Le rythme, cependant, n’est pas toujours optimal. Si la trame principale s’apparente à un jeu du chat et de la souris, elle finit par céder la place aux routes individuelles, plus centrées sur la romance. Les amateurs du genre pourraient d’ailleurs être surpris par la relative discrétion des éléments romantiques par rapport aux ténors de l’otoge. Despera Drops est aussi à ranger parmi les visual novel les plus verbeux, s’étalant sur un peu plus de vingt heures. Selon votre seuil de tolérance, les longueurs risquent d’avoir raison de votre patience. Aussi, le jeu n’est disponible qu’en anglais, et même si le niveau requis n’est pas non plus élevé (et les nombreuses répétitions rendant l'ensemble plus digeste), la barrière de la langue pourra également jouer sur votre capacité à suivre des heures de dialogue.
Sans grande surprise, les personnages de Despera Drops s’appuient sur des archétypes plus ou moins assumés. Pourtant, cette approche fonctionne bien, chaque protagoniste ayant ses propres démons et traumatismes à surmonter, qu’il faudra explorer pour espérer conquérir son cœur. Certains d’entre eux ont des passés si tragiques qu’on frôle parfois l’écriture façon Jun Maeda, où les traumatismes de l’enfance semblent rivaliser de cruauté, ce qui peut sembler parfois un peu trop poussif. Heureusement, tous ne sombrent pas dans le drame absolu, et quelques scénarios adoptent une tonalité plus légère.
Mention particulière tout de même pour le personnage à Sally, qui tranche avec nombre de stéréotypes trop souvent véhiculés dans la pop culture japonaises sur les personnes transgenres, où ces figures sont reléguées à des rôles caricaturaux ou comiques un poil dégradants. Dans Despera Drops, elle bénéficie d’une écriture touchante et nuancée, et probablement l’un des personnages les mieux écrits du jeu.
La romance au compte-goutte
Avec une durée de vie d’environ vingt heures, Despera Drops consacre à peine 10 % de son temps à la romance, le reste étant axé sur l’intrigue. Si vous recherchez avant tout un jeu centré sur les relations amoureuses, mieux vaut passer votre chemin : ici, il s’agit avant tout d’un visual novel à suspense, saupoudré d’éléments romantiques, et non l’inverse.
Comme tout bon visual novel à embranchements, Despera Drops offre la possibilité de recommencer certaines parties de l’histoire afin d’explorer toutes les routes possibles. Malheureusement, un point risque d’en irriter plus d’un : les phases avec les caméras de surveillance, impossibles à passer. Sympathiques lors de la première partie, elles deviennent rapidement laborieuses lorsqu’il faut les répéter plusieurs fois chacunes.

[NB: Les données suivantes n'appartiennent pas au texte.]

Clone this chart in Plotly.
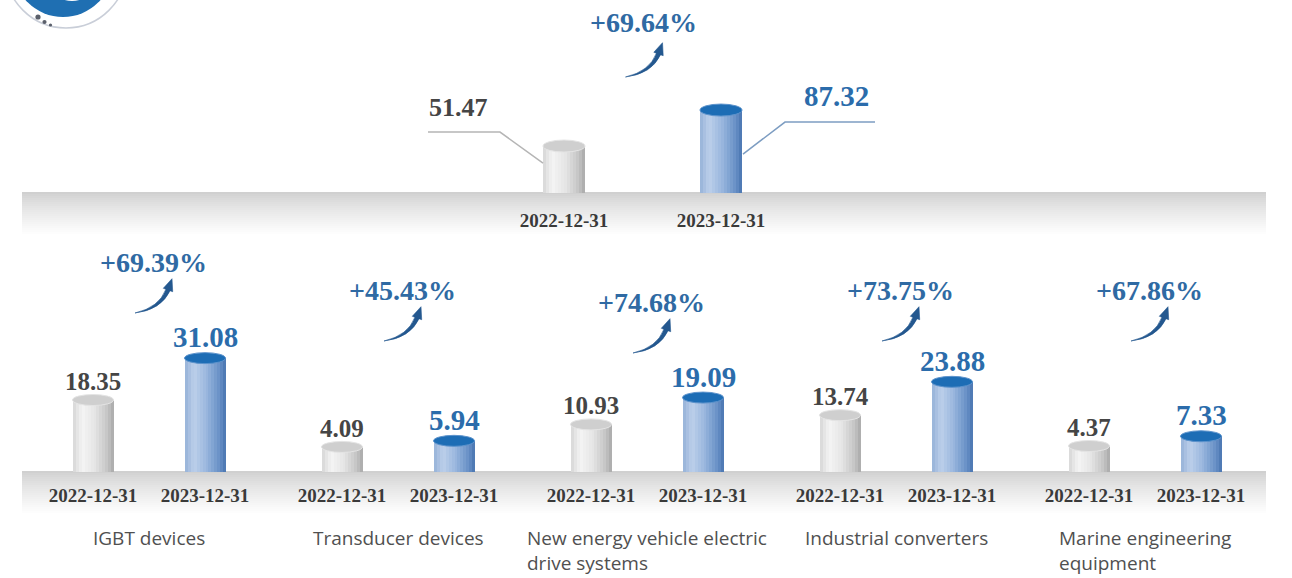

Visuellement, Despera Drops propose une présentation soignée, avec de nombreux portraits illustrant les personnages et quelques CG pour ponctuer l’aventure. Toutefois, on perçoit une certaine différence de qualité par rapport au travail de Yosuke Kozaki, qui s’est limité au character design et à la jaquette du jeu. Notons aussi l'excellente bande son qui accompagne notre aventure, et le doublage intégral du jeu.